Хотелось бы надеяться, что и последние строки “Записок”, впрямую выражающие коммуникативные намерения автора, пробудят интерес читателя к тем историческим обстоятельствам, в которых создавался этот текст: “Но написавшие умирают, а написанное остается. Написать о круге — прорвать круг. Как никак поступок. В бездне потерянного времени — найденное” (578). Тот, кто потрудится хотя бы немного изучить культурно- исторический контекст, как и интеллектуальный “кулинар блокады”, окажется в невраждебном хаосе, “пахнущем едой и теплом”.

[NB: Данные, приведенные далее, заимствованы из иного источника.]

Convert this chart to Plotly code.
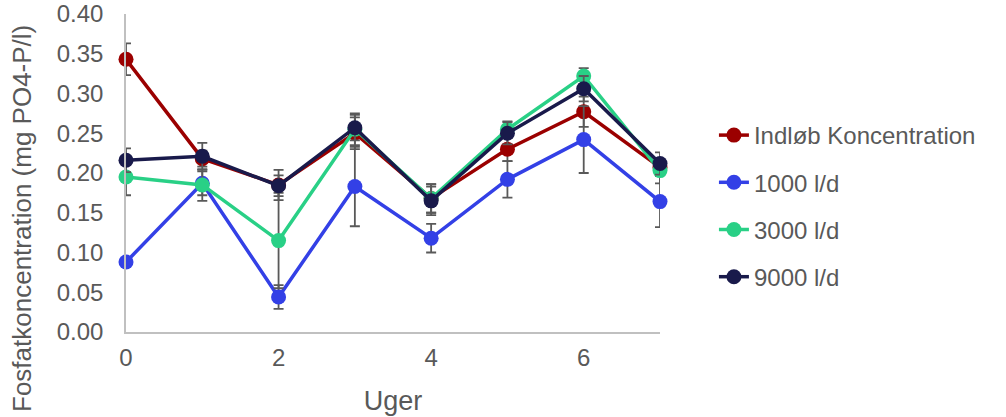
import plotly.graph_objects as go

weeks = [0, 1, 2, 3, 4, 5, 6, 7]
series_names = ["Indløb Koncentration", "1000 l/d", "3000 l/d", "9000 l/d"]
inflow = [0.343, 0.218, 0.185, 0.250, 0.168, 0.230, 0.277, 0.207]
inflow_err = [0.020, 0.010, 0.019, 0.020, 0.018, 0.015, 0.019, 0.010]
q1000 = [0.088, 0.187, 0.044, 0.183, 0.118, 0.192, 0.242, 0.164]
q1000_err = [0.004, 0.015, 0.015, 0.050, 0.018, 0.023, 0.042, 0.032]
q3000 = [0.195, 0.185, 0.115, 0.255, 0.168, 0.255, 0.322, 0.203]
q3000_err = [0.023, 0.020, 0.060, 0.020, 0.018, 0.010, 0.010, 0.016]
q9000 = [0.216, 0.221, 0.184, 0.257, 0.165, 0.250, 0.306, 0.212]
q9000_err = [0.015, 0.017, 0.013, 0.016, 0.018, 0.014, 0.016, 0.014]
colors = ["#9b0000", "#3340e6", "#29d086", "#191a4b"]

FONT = "Liberation Sans, Arial, sans-serif"
GRAY = "#595959"

fig = go.Figure()
for i, (name, vals, errs) in enumerate(zip(series_names,
                                           [inflow, q1000, q3000, q9000],
                                           [inflow_err, q1000_err, q3000_err, q9000_err])):
    fig.add_trace(go.Scatter(
        x=weeks, y=vals, name=name, mode="lines+markers",
        line=dict(color=colors[i], width=3.5),
        marker=dict(color=colors[i], size=15),
        error_y=dict(type="data", array=errs, visible=True, color=GRAY,
                     thickness=1.8, width=5),
        cliponaxis=False, legendgroup=name,
    ))

PLOT_H = 318
fig.update_layout(
    width=1006, height=417,
    margin=dict(l=126, r=346, t=14, b=85, autoexpand=False),
    paper_bgcolor="white", plot_bgcolor="white",
    font=dict(family=FONT, size=24, color=GRAY),
    showlegend=True,
    legend=dict(x=1.101, xanchor="left", y=(332 - 206) / PLOT_H, yanchor="middle",
                font=dict(size=24, color=GRAY), tracegroupgap=13,
                bgcolor="rgba(0,0,0,0)"),
    xaxis=dict(range=[0, 7], tickvals=[0, 2, 4, 6], showgrid=False,
               showline=True, linecolor="#c0c0c0", linewidth=1.5,
               zeroline=False, ticks="", automargin=False,
               ticklabelstandoff=3, ticklabeloverflow="allow",
               tickfont=dict(size=24, color=GRAY),
               title=dict(text="Uger", font=dict(size=27, color=GRAY), standoff=22)),
    yaxis=dict(range=[0, 0.40], dtick=0.05, tickformat=".2f", showgrid=False,
               showline=True, linecolor="#c0c0c0", linewidth=1.5,
               zeroline=False, ticks="", automargin=False,
               ticklabelstandoff=16, ticklabeloverflow="allow",
               tickfont=dict(size=24, color=GRAY)),
)
fig.add_annotation(
    text="Fosfatkoncentration (mg PO4-P/l)", textangle=-90,
    xref="paper", yref="paper", x=(22 - 126) / 534, y=(332 - 219) / PLOT_H,
    xanchor="center", yanchor="middle", showarrow=False,
    font=dict(size=26, color=GRAY, family=FONT),
)

# remove the default 8px page margin so the figure fills the window exactly
fig.write_html("out.html",
               config={"displayModeBar": False},
               post_script="document.body.style.margin='0px';document.body.style.overflow='hidden';")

Говоря о совершенстве образа у Ахматовой, Марина Цветаева использует следующее определение: “Вслушиваемся в образ: он имеет глубину. Вглядимся в движение: оно создает округлость. Округлость исчерпывающего жеста, по самой своей сущности глубоко”. У Цветаевой круг — позитивное понятие, у Гинзбург, по вполне объяснимым причинам, — негативное. Это расхождение можно также объяснить и разницей их художественного темперамента, и их отношением к исторической реальности. Однако в своем стремлении достичь художественного совершенства они обнаруживают сходство. Гинзбург ищет направленный во вне поступок, движение, способное разорвать круг и нарушить строгую логику причинной связи; Цветаева ищет округляющий жест, который придает движению форму. В эссе “Искусство при свете совести” она тоже использует похожий на научные формулы стиль, и ее аксиомы нередко приближаются к гинзбургским: “Гений: равнодействующая противодействий, то есть в конечном счете равновесие, то есть гармония” 7 — ни напоминает ли это как раз о “устоявшейся системе” Гинзбург?